A senhora tem um cuidado muito grande com a voz?
Não digo um cuidado especial, mas entendo que sempre tive cuidado. Durante toda a minha vida. E sempre trabalhei muito, muitos espetáculos, programas, direções. Não bebo gelado, não fumo, não falo alto sem necessidade, não gosto de falar ao telefone porque descoloca muito a voz. Mas tudo de forma tranquila, já inerente ao meu dia a dia.

Existe uma receita para se manter forte e atuante assim aos 95?
Vontade de viver. Sem pressa do amanhã, sem estar preso no ontem. Mas curtindo muito o momento atual. Adoro chegar no camarim, me arrumar, colocar uma roupa linda, pulseiras com muito brilho, e entrar em cena.

De que forma a idade ressoa na senhora? Há peso?
Claro. A idade pesa! O corpo não acompanha a cabeça, e os pensamentos continuam a poder voar. Gosto da vida, de tudo que tenho vivido. Sei que a idade existe, mas vamos em frente. Gostar do que se faz é muito importante para ser feliz.

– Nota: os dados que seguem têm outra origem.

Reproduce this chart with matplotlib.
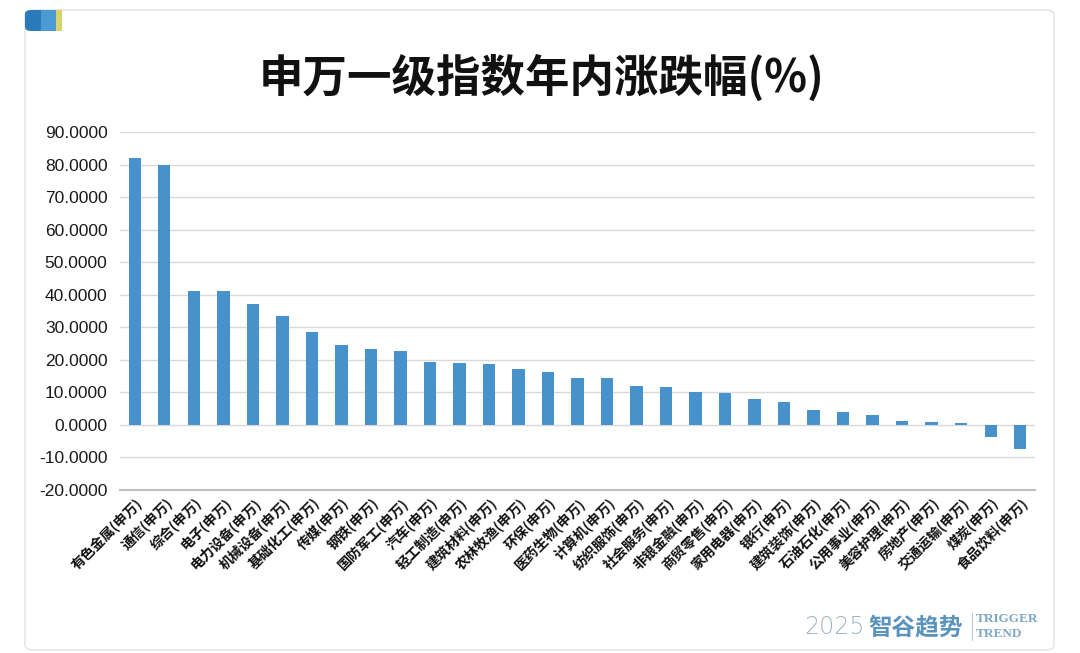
import matplotlib
matplotlib.use('Agg')
import matplotlib.pyplot as plt
from matplotlib.patches import FancyBboxPatch, Rectangle
from matplotlib.ticker import FormatStrFormatter, MultipleLocator

plt.rcParams['font.family'] = ['Noto Sans CJK SC', 'DejaVu Sans']

# data
sectors = ['有色金属', '通信', '综合', '电子', '电力设备', '机械设备', '基础化工',
           '传媒', '钢铁', '国防军工', '汽车', '轻工制造', '建筑材料', '农林牧渔',
           '环保', '医药生物', '计算机', '纺织服饰', '社会服务', '非银金融',
           '商贸零售', '家用电器', '银行', '建筑装饰', '石油石化', '公用事业',
           '美容护理', '房地产', '交通运输', '煤炭', '食品饮料']
labels = [s + '(申万)' for s in sectors]
changes = [82.1, 79.9, 41.0, 41.0, 37.3, 33.6, 28.4, 24.7, 23.2, 22.8, 19.2,
           18.9, 18.8, 17.2, 16.4, 14.5, 14.5, 12.1, 11.5, 10.1, 9.7, 7.9,
           7.1, 4.7, 4.0, 2.9, 1.3, 0.8, 0.5, -3.8, -7.3]

bar_color = '#4792cb'

fig = plt.figure(figsize=(10.8, 6.53), dpi=100)
W, H = 1080, 653

# card frame
card = FancyBboxPatch((25 / W, 3 / H), 1029 / W, 640 / H,
                      boxstyle='round,pad=0,rounding_size=0.008',
                      transform=fig.transFigure, facecolor='white',
                      edgecolor='#e6e6e6', linewidth=1.2, zorder=-2)
fig.patches.append(card)

# logo block in the corner
logo = FancyBboxPatch((25 / W, 622 / H), 32 / W, 21 / H,
                      boxstyle='round,pad=0,rounding_size=0.006',
                      transform=fig.transFigure, facecolor='#2b7bbb',
                      edgecolor='none', zorder=-1)
fig.patches.append(logo)
fig.patches.append(Rectangle((41 / W, 622 / H), 15 / W, 21 / H, transform=fig.transFigure,
                             facecolor='#4b9ad3', edgecolor='none', zorder=-1))
fig.patches.append(Rectangle((56 / W, 622 / H), 6 / W, 21 / H, transform=fig.transFigure,
                             facecolor='#d9d36e', edgecolor='none', zorder=-1))

fig.text(542 / W, 1 - 78 / H, '申万一级指数年内涨跌幅(%)', ha='center', va='center',
         fontsize=32, fontweight='bold', color='#111111')

ax = fig.add_axes([120 / W, 1 - 490 / H, 915 / W, 358 / H])
ax.set_zorder(5)
ax.patch.set_alpha(0)
x = range(len(changes))
ax.bar(x, changes, width=0.42, color=bar_color, zorder=3)

ax.set_xlim(-0.5, len(changes) - 0.5)
ax.set_ylim(-20, 90)
ax.yaxis.set_major_locator(MultipleLocator(10))
ax.yaxis.set_major_formatter(FormatStrFormatter('%.4f'))
ax.grid(axis='y', color='#d9d9d9', linewidth=1.0, zorder=0)
for side in ['top', 'right', 'left']:
    ax.spines[side].set_visible(False)
ax.spines['bottom'].set_color('#bfbfbf')
ax.spines['bottom'].set_linewidth(1.5)

ax.tick_params(axis='y', length=0, pad=9, labelsize=12.5, labelcolor='#1a1a1a')
ax.tick_params(axis='x', length=0, pad=4)
ax.set_xticks(list(x))
ax.set_xticklabels(labels, rotation=45, ha='right', rotation_mode='anchor',
                   fontsize=10, fontweight='bold', color='#111111')
for t in ax.get_yticklabels():
    t.set_family(['Liberation Sans'])

# watermark
fig.text(865 / W, 1 - 627 / H, '2025', ha='right', va='center', fontsize=17,
         color='#9fb6c6', fontweight='light', family=['DejaVu Sans'])
fig.text(868 / W, 1 - 627 / H, '智谷趋势', ha='left', va='center', fontsize=17,
         color='#5b93bd', fontweight='bold')
fig.add_artist(plt.Line2D([972 / W, 972 / W], [1 - 640 / H, 1 - 613 / H],
                          transform=fig.transFigure, color='#b8cad6', linewidth=0.8))
fig.text(976 / W, 1 - 619 / H, 'TRIGGER', ha='left', va='center', fontsize=9.5,
         color='#7ea7c4', family=['Liberation Serif'], fontweight='bold')
fig.text(976 / W, 1 - 634 / H, 'TREND', ha='left', va='center', fontsize=9.5,
         color='#7ea7c4', family=['Liberation Serif'], fontweight='bold')

fig.savefig('out.png', dpi=100, facecolor='white')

O que espera da vida? Guarda sonhos?
A vida não para, e você não pode deixá-la parar. Eu continuo trabalhando, e muito. Estou sempre envolvida com o próximo espetáculo, com o que vamos fazer. Daqui a pouco, vou dirigir uma nova montagem de “Brasileiro Profissão Esperança”, com a Zezé Motta. Já estou pensando em coisas. Em setembro estreio “Bibi, por toda a minha vida”, voltando para o repertório brasileiro. Dessa vez vou lembrar das grandes mulheres que tive a oportunidade de conhecer durante a minha trajetória, registrar esses encontros interessantes que tive a chance de viver. Falar da Carmen Miranda, Clara Nunes, Elizeth Cardoso, Maysa Matarazzo, Rita Lee, Bethânia, entre outras tantas guerreiras.